As one enters the shrine, there is immediately an invitation to make a voluntary donation for its upkeep. Similar opportunities are provided at the diorama exhibit that depicts Bernadette Soubirous (St. Bernadette)’s visions of Our Lady, the Virgin Mary, that are the reason for the existence of the shrine. Donations can also be made at the taps that flow with water from the spring that Our Lady revealed to Bernadette, and which she told her to drink from and wash in; at the statue of Our Lady crowned, where it is said that if you say three ‘Hail Mary’s’ you will return to the shrine next year; and at the ‘chapels of light’ where you can light a candle as a focus for prayer and remembrance of a relative or friend.

collection box at the shrine entrance
Figure 2: Collection box at the shrine entrance

collection box by the statue of Our Lady crowned
Figure 3: Collection box by the statue of Our Lady crowned

According to reports, the Lourdes shrine has an annual budget of around 20 million euros, 90% of which is derived from donations of various types - including those collected at the various collection points throughout the shrine, and during its many mass celebrations. During the summer pilgrimage ‘season’, there are multiple masses daily in the numerous consecrated basilicas, churches and chapels on the shrine site. In the winter, this is scaled back, so that in November 2022 there were six daily masses in French, and one each in Italian, Spanish, English and Polish; this alongside periodic Rosary, Adoration and Stations of the Cross. 
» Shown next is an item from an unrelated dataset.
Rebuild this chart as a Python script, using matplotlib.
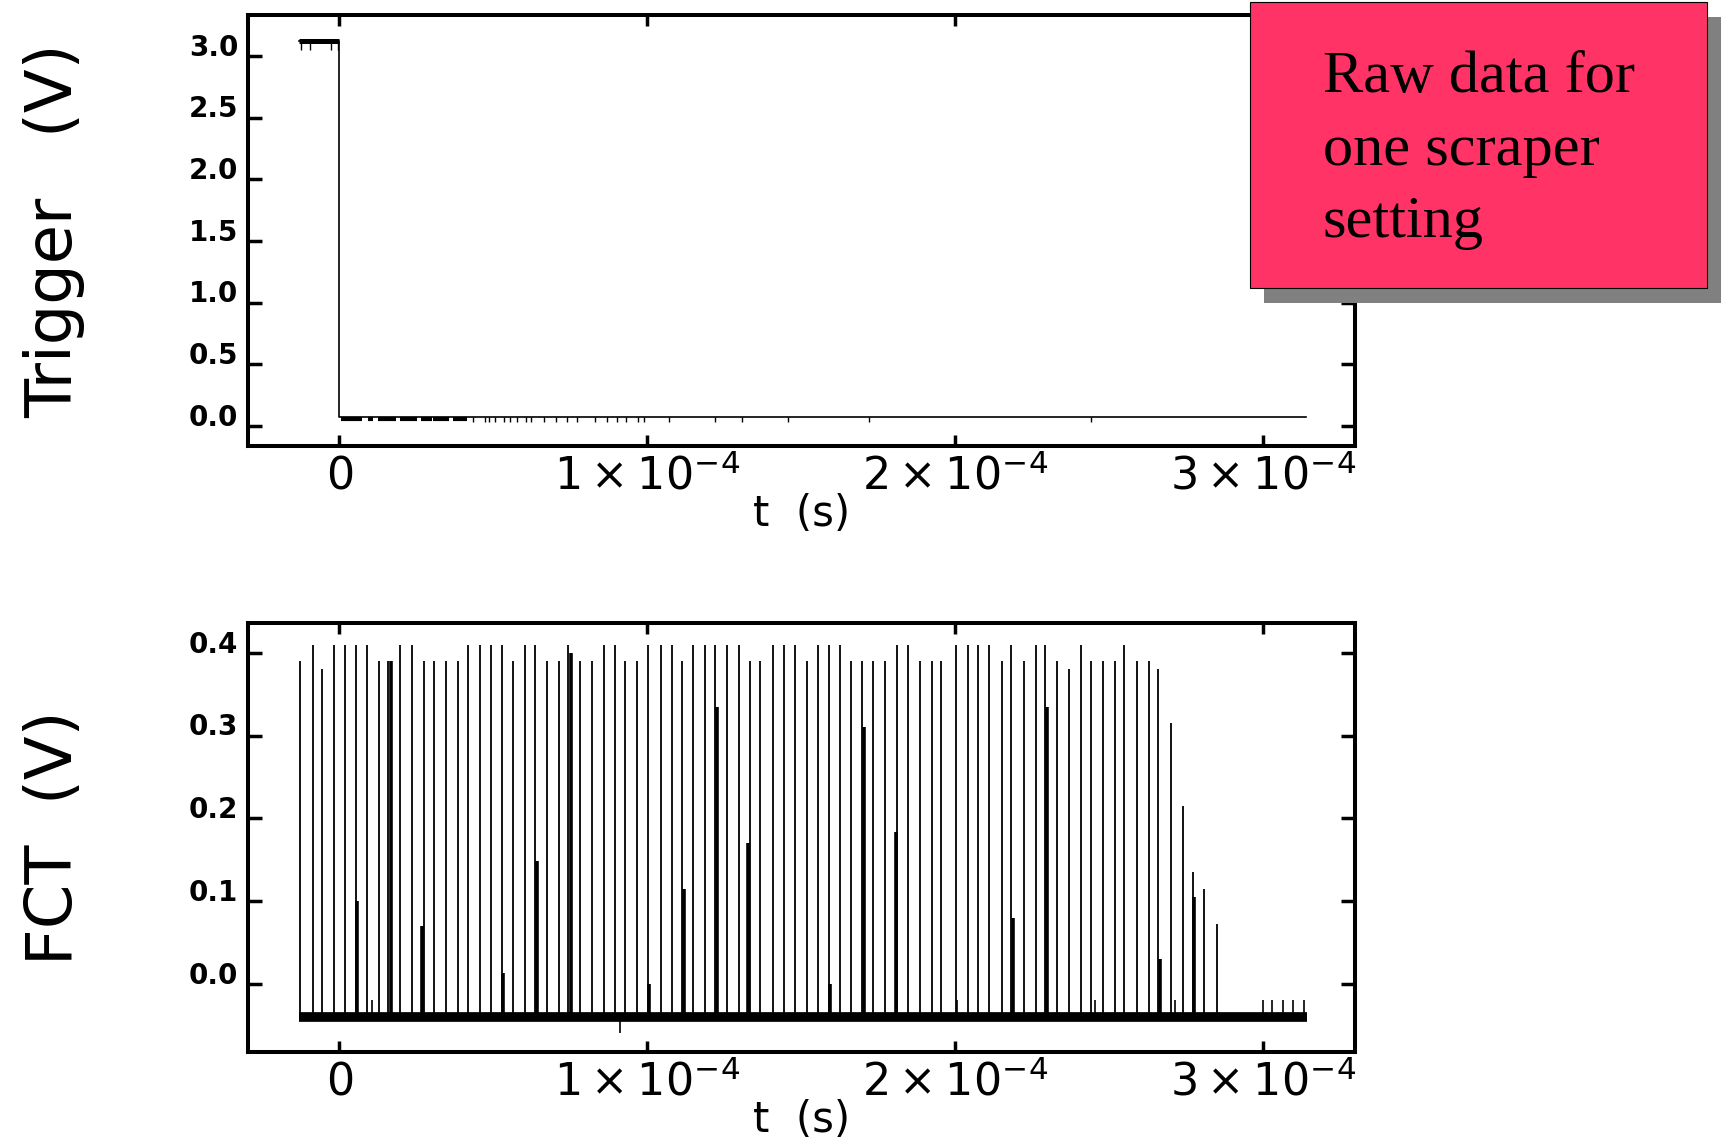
import matplotlib

matplotlib.use("Agg")
import matplotlib.pyplot as plt
from matplotlib.patches import Rectangle
from matplotlib.ticker import FixedLocator, FixedFormatter
from matplotlib.transforms import ScaledTranslation
import numpy as np

# Times are in microseconds, voltages in volts.
trigger_high_t = [-13.2, 0.0]
trigger_high_v = 3.12
trigger_low_t = [0.0, 313.9]
trigger_low_v = 0.07
trigger_high_dips_t = [-12.5, -9.6, -2.5, -0.4]
trigger_high_dip_v = 3.05
trigger_low_blocks = [
    (0.6, 7.5), (9.2, 11.0), (12.7, 18.5), (19.7, 25.4),
    (26.6, 30.1), (30.6, 35.8), (37.0, 41.6),
]
trigger_low_ticks_t = [
    43.4, 47.4, 48.6, 50.6, 53.4, 55.3, 57.8, 60.7, 62.4, 66.5, 70.3,
    74.0, 77.2, 83.0, 86.9, 90.2, 93.1, 97.1, 98.8, 106.9, 122.0,
    130.6, 145.7, 172.0, 244.0,
]
trigger_low_tick_v = 0.035

fct_span_t = [-13.0, 314.0]
fct_baseline_v = -0.04

fct_spike_t = [
    -12.7, -8.6, -5.6, -1.7, 2.0, 5.3, 9.1, 12.9, 15.8, 19.9,
    23.7, 27.6, 30.9, 34.7, 38.6, 41.7, 45.6, 49.4, 52.9, 56.4,
    60.3, 63.7, 67.3, 71.2, 74.4, 78.3, 82.0, 86.0, 89.5, 92.9,
    96.7, 100.3, 104.3, 107.9, 111.4, 114.8, 118.6, 121.9, 125.9, 129.8,
    133.5, 136.7, 140.7, 144.5, 147.9, 151.7, 155.4, 159.0, 162.6, 166.2,
    169.8, 173.4, 177.2, 181.0, 184.5, 188.5, 192.4, 195.5, 200.2, 204.0,
    207.3, 211.0, 215.0, 218.1, 222.2, 226.1, 229.1, 232.9, 237.0, 240.9,
    244.0, 247.8, 251.8, 254.9, 258.8, 262.7, 265.8, 269.9, 273.8, 277.0,
    280.6, 284.9,
]
fct_spike_v = [
    0.39, 0.41, 0.38, 0.41, 0.41, 0.41, 0.41, 0.39, 0.39, 0.41,
    0.41, 0.39, 0.39, 0.39, 0.39, 0.41, 0.41, 0.41, 0.41, 0.39,
    0.41, 0.41, 0.39, 0.39, 0.41, 0.39, 0.39, 0.41, 0.41, 0.39,
    0.39, 0.41, 0.41, 0.41, 0.39, 0.41, 0.41, 0.41, 0.41, 0.41,
    0.39, 0.39, 0.41, 0.41, 0.41, 0.39, 0.41, 0.41, 0.41, 0.39,
    0.39, 0.39, 0.39, 0.41, 0.41, 0.39, 0.39, 0.39, 0.41, 0.41,
    0.41, 0.41, 0.39, 0.41, 0.39, 0.41, 0.41, 0.39, 0.38, 0.41,
    0.39, 0.39, 0.39, 0.41, 0.39, 0.39, 0.38, 0.315, 0.215, 0.135,
    0.115, 0.072,
]
fct_double_t = [5.7, 16.7, 27.0, 53.2, 64.2, 75.1, 100.7, 111.8, 122.6,
                132.8, 159.3, 170.2, 180.6, 218.6, 229.6, 266.4, 277.5]
fct_double_v = [0.10, 0.39, 0.07, 0.013, 0.148, 0.40, 0.0, 0.115, 0.335,
                0.17, 0.0, 0.31, 0.183, 0.08, 0.335, 0.03, 0.105]
fct_glitch_t = [10.8, 91.2, 200.5, 245.4, 271.2, 299.7, 302.9, 306.5,
                309.7, 313.2]
fct_glitch_v = [-0.02, -0.06, -0.02, -0.02, -0.02, -0.02, -0.02, -0.02,
                -0.02, -0.02]

x_ticks = [0.0, 1e-4, 2e-4, 3e-4]
x_tick_labels = [r"$0$", r"$1\times10^{-4}$", r"$2\times10^{-4}$",
                 r"$3\times10^{-4}$"]
trigger_y_ticks = [0.0, 0.5, 1.0, 1.5, 2.0, 2.5, 3.0]
fct_y_ticks = [0.0, 0.1, 0.2, 0.3, 0.4]

note_lines = ["Raw data for", "one scraper", "setting"]

US = 1e-6


def style_axis(fig, ax, y_ticks, y_label):
    ax.set_xlim(-0.296e-4, 3.297e-4)
    ax.xaxis.set_major_locator(FixedLocator(x_ticks))
    ax.xaxis.set_major_formatter(FixedFormatter(x_tick_labels))
    ax.yaxis.set_major_locator(FixedLocator(y_ticks))
    ax.yaxis.set_major_formatter(FixedFormatter([f"{v:.1f}" for v in y_ticks]))

    for spine in ax.spines.values():
        spine.set_linewidth(2.9)

    ax.tick_params(axis="both", which="major", direction="in",
                   top=True, right=True, width=2.5)
    ax.tick_params(axis="x", length=8, pad=6, labelsize=32)
    ax.tick_params(axis="y", length=10, pad=7, labelsize=20)
    for label in ax.get_yticklabels():
        label.set_fontweight("bold")
        label.set_transform(
            label.get_transform()
            + ScaledTranslation(0, 8 / 72, fig.dpi_scale_trans)
        )

    ax.set_xlabel("t  (s)", fontsize=30)
    ax.xaxis.set_label_coords(0.5, -0.158)
    ax.xaxis.label.set_va("center")

    ax.set_ylabel(y_label, fontsize=46)
    ax.yaxis.set_label_coords(-0.175, 0.5)
    ax.yaxis.label.set_va("center")


def main():
    fig = plt.figure(figsize=(17.21, 11.45), dpi=100)
    ax_trig = fig.add_axes([0.1441, 0.6105, 0.6432, 0.3764])
    ax_fct = fig.add_axes([0.1441, 0.0808, 0.6432, 0.3751])

    # Trigger trace
    ax_trig.plot(
        [trigger_high_t[0] * US, trigger_high_t[1] * US,
         trigger_low_t[0] * US, trigger_low_t[1] * US],
        [trigger_high_v, trigger_high_v, trigger_low_v, trigger_low_v],
        color="black", linewidth=1.2,
    )
    ax_trig.plot(np.array(trigger_high_t) * US, [trigger_high_v] * 2,
                 color="black", linewidth=3.6, solid_capstyle="butt")
    ax_trig.vlines(np.array(trigger_high_dips_t) * US, trigger_high_dip_v,
                   trigger_high_v, color="black", linewidth=1.0)
    for start, end in trigger_low_blocks:
        ax_trig.plot([start * US, end * US], [0.055, 0.055],
                     color="black", linewidth=3.0, solid_capstyle="butt")
    ax_trig.vlines(np.array(trigger_low_ticks_t) * US, trigger_low_tick_v,
                   trigger_low_v, color="black", linewidth=1.0)
    ax_trig.set_ylim(-0.163, 3.332)
    style_axis(fig, ax_trig, trigger_y_ticks, "Trigger   (V)")

    # FCT trace
    ax_fct.plot(np.array(fct_span_t) * US, [fct_baseline_v] * 2,
                color="black", linewidth=7.0, solid_capstyle="butt")
    ax_fct.vlines(np.array(fct_spike_t) * US, fct_baseline_v, fct_spike_v,
                  color="black", linewidth=1.3)
    ax_fct.vlines(np.array(fct_double_t) * US, fct_baseline_v, fct_double_v,
                  color="black", linewidth=2.6)
    ax_fct.vlines(np.array(fct_glitch_t) * US, fct_baseline_v, fct_glitch_v,
                  color="black", linewidth=1.2)
    ax_fct.set_ylim(-0.083, 0.436)
    style_axis(fig, ax_fct, fct_y_ticks, "FCT  (V)")

    # Note box with drop shadow
    fig.add_artist(Rectangle((0.7345, 0.7354), 0.2655, 0.2498,
                             transform=fig.transFigure, facecolor="#808080",
                             edgecolor="none", zorder=5))
    fig.add_artist(Rectangle((0.7263, 0.7485), 0.2655, 0.2498,
                             transform=fig.transFigure, facecolor="#ff3366",
                             edgecolor="black", linewidth=0.8, zorder=6))
    for i, line in enumerate(note_lines):
        fig.text(0.7687, 0.9197 - i * 0.0634, line, fontsize=43.5,
                 family="Liberation Serif", va="baseline", ha="left",
                 zorder=7)

    fig.savefig("out.png", dpi=100)
    plt.close(fig)


if __name__ == "__main__":
    main()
collection box in the Lourdes Grotto
Figure 4: Collection box in the Lourdes grotto 

candles with collection box in the 'chapels of light'
Figure 5: Candles with collection box in the 'chapels of light'

It was my first mass at Lourdes on a grey Thursday morning, and I crept quietly in to the Basilica of the Immaculate Conception, which was the first church to be built at Lourdes, following Our Lady’s instruction to Bernadette that this should be done. I sat towards the rear of the small congregation - maybe twenty people - conscious of my non-Catholic outsiderhood, and my purpose for being there: research.
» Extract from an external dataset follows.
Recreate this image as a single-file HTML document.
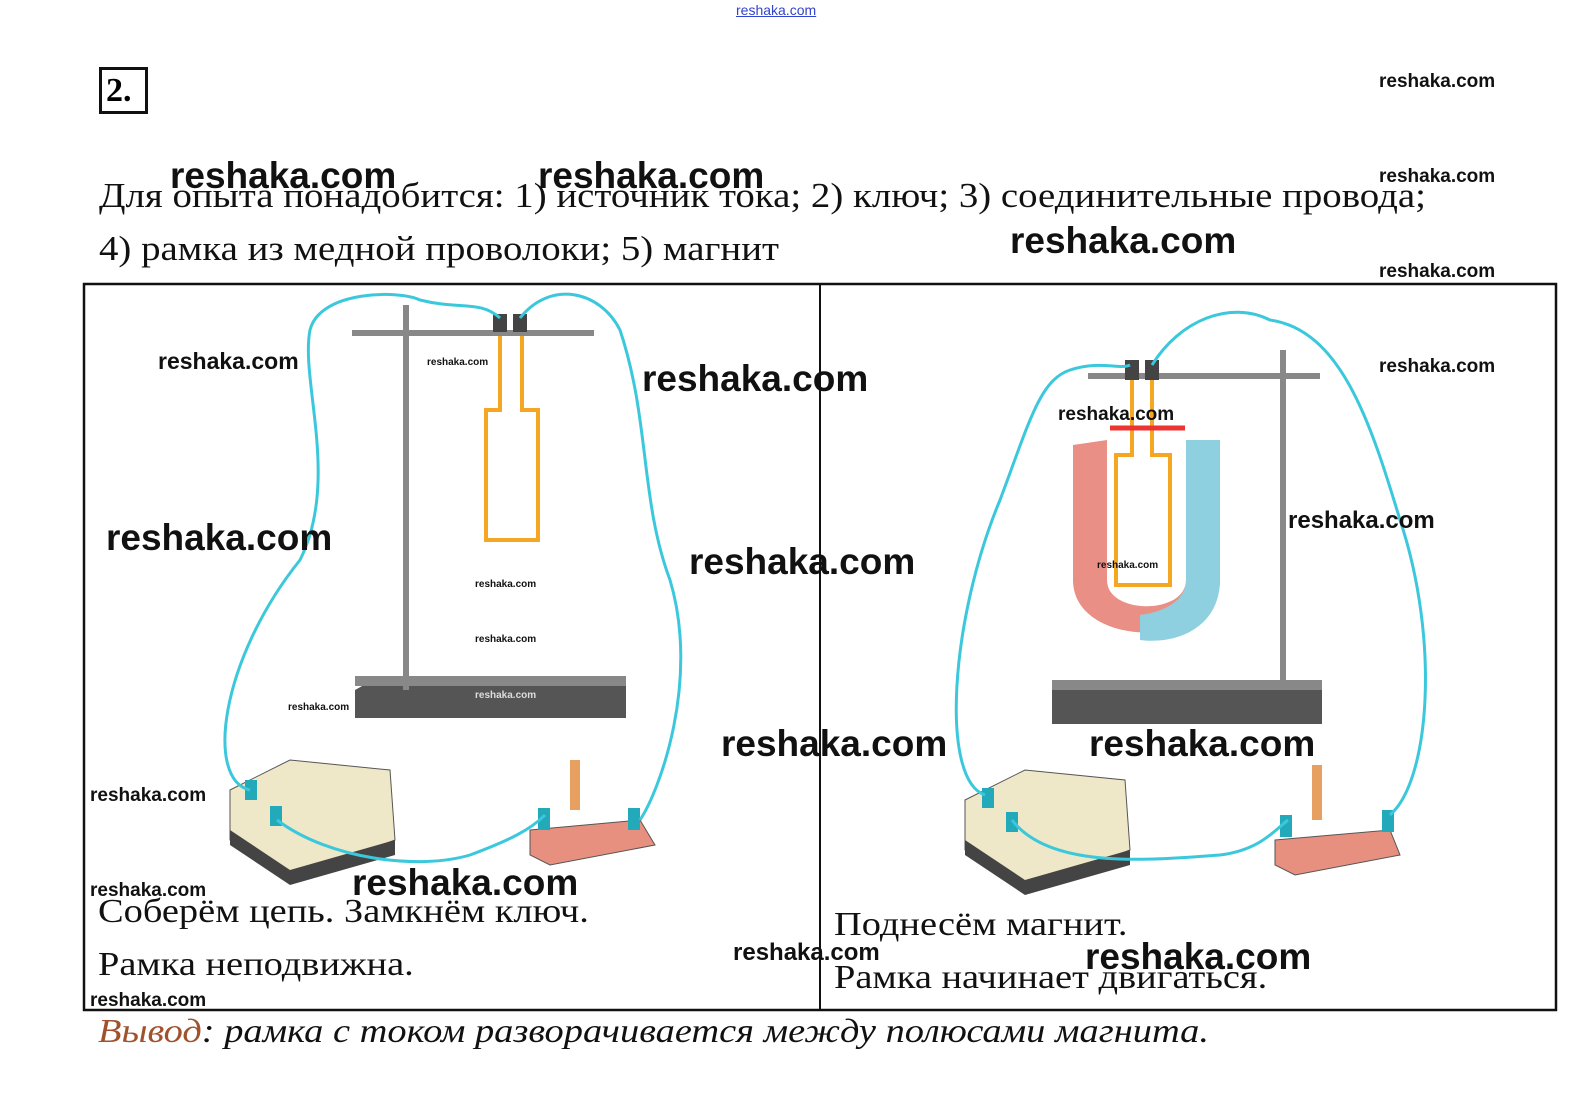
<!DOCTYPE html>
<html><head><meta charset="utf-8"><style>
body{margin:0;background:#fff;}
#c{position:relative;width:1582px;height:1115px;overflow:hidden;background:#fff;font-family:"Liberation Sans",sans-serif;}
.t{position:absolute;white-space:nowrap;}
.ser{font-family:"Liberation Serif",serif;color:#111;transform-origin:0 0;}
.wm{font-family:"Liberation Sans",sans-serif;font-weight:bold;color:#111;}
</style></head><body><div id="c">
<div class="t" style="left:736px;top:2px;font-size:14px;color:#3344cc;text-decoration:underline;">reshaka.com</div>
<div class="t" style="left:99px;top:67px;border:3px solid #111;font-family:'Liberation Serif',serif;font-weight:bold;font-size:34px;line-height:42px;padding-left:4px;box-sizing:border-box;width:49px;height:47px;">2.</div>

<div class="t ser" style="left:99px;top:176px;font-size:35px;transform:scaleX(1.11);">Для опыта понадобится: 1) источник тока; 2) ключ; 3) соединительные провода;</div>
<div class="t ser" style="left:99px;top:229px;font-size:35px;transform:scaleX(1.11);">4) рамка из медной проволоки; 5) магнит</div>

<svg style="position:absolute;left:0;top:0" width="1582" height="1115">
<rect x="84" y="284" width="1472" height="726" fill="none" stroke="#111" stroke-width="2.5"/>
<line x1="820" y1="284" x2="820" y2="1010" stroke="#111" stroke-width="2"/>
<polygon points="355,690 380,676 626,676 626,718 355,718" fill="#555"/>
<rect x="355" y="676" width="271" height="10" fill="#888"/>
<rect x="403" y="305" width="6" height="385" fill="#888"/>
<rect x="352" y="330" width="242" height="6" fill="#888"/>
<rect x="493" y="314" width="14" height="18" fill="#444"/><rect x="513" y="314" width="14" height="18" fill="#444"/>
<path d="M500,336 V410 H486 V540 H538 V410 H522 V336" fill="none" stroke="#f5a623" stroke-width="4"/>
<polygon points="230,790 290,760 390,770 395,840 290,880 230,840" fill="#eee8c8" stroke="#555"/>
<polygon points="230,830 290,870 395,840 395,855 290,885 230,845" fill="#444"/>
<rect x="245" y="780" width="12" height="20" fill="#2ab"/><rect x="270" y="806" width="12" height="20" fill="#2ab"/>
<polygon points="530,830 640,820 655,845 550,865 530,855" fill="#e89080" stroke="#555"/>
<rect x="570" y="760" width="10" height="50" fill="#e8a060"/>
<rect x="538" y="808" width="12" height="22" fill="#2ab"/><rect x="628" y="808" width="12" height="22" fill="#2ab"/>
<path d="M250,790 C205,780 220,660 300,560 C340,480 300,380 310,330 C320,290 400,290 420,300 C460,310 480,300 500,318" fill="none" stroke="#3cc8dc" stroke-width="3"/>
<path d="M520,318 C550,280 600,290 620,330 C650,420 640,500 670,580 C700,680 660,790 640,820" fill="none" stroke="#3cc8dc" stroke-width="3"/>
<path d="M277,820 C330,860 420,870 470,855 C510,840 530,830 545,815" fill="none" stroke="#3cc8dc" stroke-width="3"/>
<polygon points="1052,690 1080,680 1322,680 1322,724 1052,724" fill="#555"/>
<rect x="1052" y="680" width="270" height="10" fill="#888"/>
<rect x="1280" y="350" width="6" height="340" fill="#888"/>
<rect x="1088" y="373" width="232" height="6" fill="#888"/>
<rect x="1125" y="360" width="14" height="20" fill="#444"/><rect x="1145" y="360" width="14" height="20" fill="#444"/>
<path d="M1073,445 V580 C1073,650 1220,650 1220,580 V440 H1186 V580 C1186,615 1107,615 1107,580 V440 Z" fill="#e98f85"/>
<path d="M1186,440 H1220 V580 C1220,625 1180,645 1140,640 V615 C1165,612 1186,600 1186,580 Z" fill="#8fd0e0"/>
<path d="M1132,380 V455 H1116 V585 H1170 V455 H1152 V380" fill="none" stroke="#f5a623" stroke-width="4"/>
<path d="M1110,428 H1185" stroke="#e33" stroke-width="5"/>
<polygon points="965,800 1025,770 1125,780 1130,850 1025,890 965,850" fill="#eee8c8" stroke="#555"/>
<polygon points="965,840 1025,880 1130,850 1130,865 1025,895 965,855" fill="#444"/>
<rect x="982" y="788" width="12" height="20" fill="#2ab"/><rect x="1006" y="812" width="12" height="20" fill="#2ab"/>
<polygon points="1275,840 1390,830 1400,855 1295,875 1275,865" fill="#e89080" stroke="#555"/>
<rect x="1312" y="765" width="10" height="55" fill="#e8a060"/>
<rect x="1280" y="815" width="12" height="22" fill="#2ab"/><rect x="1382" y="810" width="12" height="22" fill="#2ab"/>
<path d="M985,795 C940,780 950,620 1000,500 C1030,420 1040,380 1070,370 C1100,360 1120,370 1130,365" fill="none" stroke="#3cc8dc" stroke-width="3"/>
<path d="M1152,365 C1180,320 1230,300 1270,320 C1340,330 1370,420 1400,520 C1440,640 1430,780 1390,815" fill="none" stroke="#3cc8dc" stroke-width="3"/>
<path d="M1012,820 C1050,870 1150,860 1220,855 C1260,850 1275,830 1288,820" fill="none" stroke="#3cc8dc" stroke-width="3"/>
</svg>

<div class="t ser" style="left:98px;top:893px;font-size:34px;transform:scaleX(1.13);">Соберём цепь. Замкнём ключ.</div>
<div class="t ser" style="left:98px;top:946px;font-size:34px;transform:scaleX(1.13);">Рамка неподвижна.</div>
<div class="t ser" style="left:834px;top:906px;font-size:34px;transform:scaleX(1.13);">Поднесём магнит.</div>
<div class="t ser" style="left:834px;top:959px;font-size:34px;transform:scaleX(1.13);">Рамка начинает двигаться.</div>
<div class="t ser" style="left:98px;top:1013px;font-size:34px;font-style:italic;transform:scaleX(1.13);"><span style="color:#a0522d">Вывод</span>: рамка с током разворачивается между полюсами магнита.</div>

<div class="t wm" style="left:1379px;top:71px;font-size:19px;">reshaka.com</div>
<div class="t wm" style="left:1379px;top:166px;font-size:19px;">reshaka.com</div>
<div class="t wm" style="left:1379px;top:261px;font-size:19px;">reshaka.com</div>
<div class="t wm" style="left:1379px;top:356px;font-size:19px;">reshaka.com</div>
<div class="t wm" style="left:170px;top:155px;font-size:37px;">reshaka.com</div>
<div class="t wm" style="left:538px;top:155px;font-size:37px;">reshaka.com</div>
<div class="t wm" style="left:1010px;top:220px;font-size:37px;">reshaka.com</div>
<div class="t wm" style="left:158px;top:348px;font-size:23px;">reshaka.com</div>
<div class="t wm" style="left:642px;top:358px;font-size:37px;">reshaka.com</div>
<div class="t wm" style="left:106px;top:517px;font-size:37px;">reshaka.com</div>
<div class="t wm" style="left:689px;top:541px;font-size:37px;">reshaka.com</div>
<div class="t wm" style="left:1058px;top:404px;font-size:19px;">reshaka.com</div>
<div class="t wm" style="left:1288px;top:507px;font-size:24px;">reshaka.com</div>
<div class="t wm" style="left:721px;top:723px;font-size:37px;">reshaka.com</div>
<div class="t wm" style="left:1089px;top:723px;font-size:37px;">reshaka.com</div>
<div class="t wm" style="left:90px;top:785px;font-size:19px;">reshaka.com</div>
<div class="t wm" style="left:352px;top:862px;font-size:37px;">reshaka.com</div>
<div class="t wm" style="left:90px;top:880px;font-size:19px;">reshaka.com</div>
<div class="t wm" style="left:733px;top:939px;font-size:24px;">reshaka.com</div>
<div class="t wm" style="left:1085px;top:936px;font-size:37px;">reshaka.com</div>
<div class="t wm" style="left:90px;top:990px;font-size:19px;">reshaka.com</div>
<div class="t wm" style="left:427px;top:357px;font-size:10px;">reshaka.com</div>
<div class="t wm" style="left:475px;top:579px;font-size:10px;">reshaka.com</div>
<div class="t wm" style="left:475px;top:634px;font-size:10px;">reshaka.com</div>
<div class="t wm" style="left:475px;top:690px;font-size:10px;color:#ddd;">reshaka.com</div>
<div class="t wm" style="left:288px;top:702px;font-size:10px;">reshaka.com</div>
<div class="t wm" style="left:1097px;top:560px;font-size:10px;">reshaka.com</div>
</div></body></html>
As soon as I had sat down, I was approached by one of the nuns who handed me a metal collection box, and asked me to administer the collection at the appropriate moment. But I wasn’t entirely sure what the appropriate moment - or indeed the appropriate comportment - would be. I had been to hundreds of masses, and knew that this was to be done towards the end. Luckily, the nun approached another attendee to take another collection box and cover the other side of the congregation. I would take my cue from them as to when and how to make the collection. Much of the ‘participation’ in the anthropological method of ‘participant observation’ concerns such sensitivity or attuned-ness to the bodily movements of others as they themselves participate in their everyday activities - what phenomenologists call intercorporeality. Such participation enables one to better understand what it means to be part of a congregation or religious community; but also the more bodily, emotional, and as some may say, ‘deeper’ implications of religious practice.

The collection was taken, of course, during the offertory - the part of the mass in which the consecrated bread and wine are placed on the alter prior to the moment of communion itself. As this began, I saw the other collector stand and begin the circulate, offering the metal box up for attendees to slide money into the slot at the top. I matched their actions on my side of the central aisle, and luckily they finished before I did, so I could take the cue of what to do next. We walked side by side and solemnly up the aisle towards the altar, and placed the two metal boxes on the floor in front of it. There they remained until the end of the mass, to be collected by shrine operatives.

More than simple participation in the mass, with the consequent blurring of the self/other distinction, this moment drew me into the very micro-geography of collection itself – and so into one of the key elements of Lourdes pilgrimonics.